You see those onions in the picture there? Those are shallots, freshly picked from the garden. It’s not time to pick shallots; but earlier this week I noticed some of them blooming. Sigh.
There’s a lot of differing information about flowering shallots - whether or not they can stay in the ground or need to be harvested immediately, whether they store well or not after developing a flower, and whether shallots should even flower at all, given that we never plant them from true seed, only from clones.
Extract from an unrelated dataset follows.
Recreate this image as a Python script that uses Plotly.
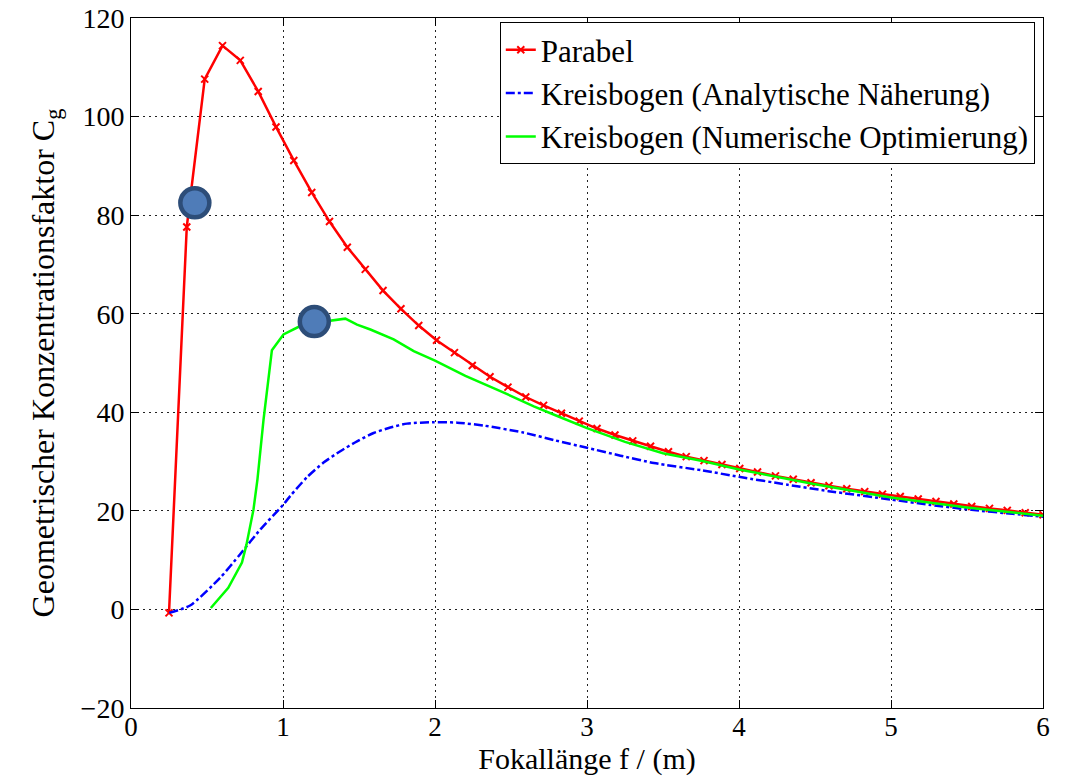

Shallots come in two types, French Red or French Grey. We’ve only grown French Grey once, as they are hard to source. However they were the best shallots we have ever had, hands down. French Red are more common and more easy to find, and that’s what we planted this year. I have two 4x8 beds of them. I over-planted, wanting a lot for storage, since last year our crop failed and we had to buy them all year (maddening). They’ve been doing great. But we have had a VERY wet and chilly March, and apparently that can make shallots flower. I dunno, my local land-grant college, UC Davis, has zero information about that. But other sources online say that wet and cold springs can trick shallots into flowering. And we have had an incredibly wet and cold spring. I shouldn’t be harvesting these shallots until May or even June; they don’t even form bulbs until late spring.
UC says if they flower, just cut off those stalks and let the shallot stay in ground longer. Other sources say you must pull those shallots and eat them immediately. So, I’ll do a little experiment. The ones that have flowered already, I pulled and have curing above the chicken coop (except for the ones we’ll eat tonight). If more flower in the next couple of weeks, I’ll just cut the flower stalk off and leave them in the ground. And we’ll see how they do. I mean, it makes sense to me. With hardneck garlic, you just cut the flower stalks off (and eat them, they are ‘scapes’ and considered a delicacy) and leave the bulbs in the ground for another month or so to grow big.
With more rain in the forecast (unbelievable, really) I expect more flowering shallots.